On a trip to Banggai this past summer, I made it a mission to meet and hear Om Nelis’ music in person. A new friend named Karim helped drive me out from near the port town of Salakan to the countryside of Liang, on a narrow strip of green land hemmed in by bright blue waters. We passed cassava plantations and small roadside mining operations before finally reaching Basosol, where a quick mention of “Om Nelis” has locals pointing us towards his house.
He was out working in the fields when we arrived, but family nearby rushed off to hail him and within minutes he was there wearing that sweet smile I’d seen in the YouTube video. He seemed surprised and happy to have fans coming to visit, grabbing his gitar and playing a collection of songs that moved through dangdut hits of yesteryear and pop songs in the Banggai language.

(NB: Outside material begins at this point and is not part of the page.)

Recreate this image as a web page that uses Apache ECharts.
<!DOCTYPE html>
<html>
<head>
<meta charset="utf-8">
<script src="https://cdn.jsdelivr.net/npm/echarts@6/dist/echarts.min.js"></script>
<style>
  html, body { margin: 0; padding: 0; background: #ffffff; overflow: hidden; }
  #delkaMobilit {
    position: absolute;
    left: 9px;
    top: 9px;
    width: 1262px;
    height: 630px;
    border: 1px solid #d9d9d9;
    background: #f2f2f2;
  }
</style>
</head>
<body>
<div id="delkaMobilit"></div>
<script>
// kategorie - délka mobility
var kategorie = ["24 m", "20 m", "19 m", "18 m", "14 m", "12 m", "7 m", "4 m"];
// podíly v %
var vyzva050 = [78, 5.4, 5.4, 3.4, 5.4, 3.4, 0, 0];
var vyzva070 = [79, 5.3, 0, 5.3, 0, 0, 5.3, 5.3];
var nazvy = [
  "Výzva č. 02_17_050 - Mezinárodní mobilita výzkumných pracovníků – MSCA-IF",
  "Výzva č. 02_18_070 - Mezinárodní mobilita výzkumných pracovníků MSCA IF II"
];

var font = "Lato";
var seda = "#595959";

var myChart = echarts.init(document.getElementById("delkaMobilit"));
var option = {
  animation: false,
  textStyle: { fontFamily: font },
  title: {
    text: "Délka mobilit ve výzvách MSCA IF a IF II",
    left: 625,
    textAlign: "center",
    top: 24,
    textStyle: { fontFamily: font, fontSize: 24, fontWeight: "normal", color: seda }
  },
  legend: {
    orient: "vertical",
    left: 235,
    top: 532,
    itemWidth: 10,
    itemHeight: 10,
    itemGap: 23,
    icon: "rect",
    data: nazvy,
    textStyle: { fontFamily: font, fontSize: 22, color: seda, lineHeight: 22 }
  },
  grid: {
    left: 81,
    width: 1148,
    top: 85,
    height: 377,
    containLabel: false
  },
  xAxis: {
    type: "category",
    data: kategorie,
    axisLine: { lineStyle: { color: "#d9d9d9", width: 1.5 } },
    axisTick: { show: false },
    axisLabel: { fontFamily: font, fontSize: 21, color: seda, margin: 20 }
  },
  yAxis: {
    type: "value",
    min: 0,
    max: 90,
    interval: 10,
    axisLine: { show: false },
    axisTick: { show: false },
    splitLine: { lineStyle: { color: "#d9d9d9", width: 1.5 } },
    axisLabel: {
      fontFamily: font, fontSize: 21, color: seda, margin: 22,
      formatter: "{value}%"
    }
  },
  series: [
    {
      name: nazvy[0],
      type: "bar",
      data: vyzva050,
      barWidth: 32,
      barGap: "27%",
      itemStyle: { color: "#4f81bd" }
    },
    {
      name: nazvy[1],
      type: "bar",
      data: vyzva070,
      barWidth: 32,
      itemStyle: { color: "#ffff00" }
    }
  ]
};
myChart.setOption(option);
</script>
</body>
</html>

One tune, “Solilungon,” really struck me. Named after an endemic bird, the song is from the perspective of someone just like Om Nelis, a migrant leaving Banggai behind in search of a better life. Hearing the sound of the solilungon, he weeps, as the sound reminds him of home. The migrant plays his talilu, a Banggai bamboo flute, and the music soothes him.
This must be universal, right, the power of music to act as a balm for our weary souls? I certainly feel it when I listen to Om Nelis, and I hope you do, too.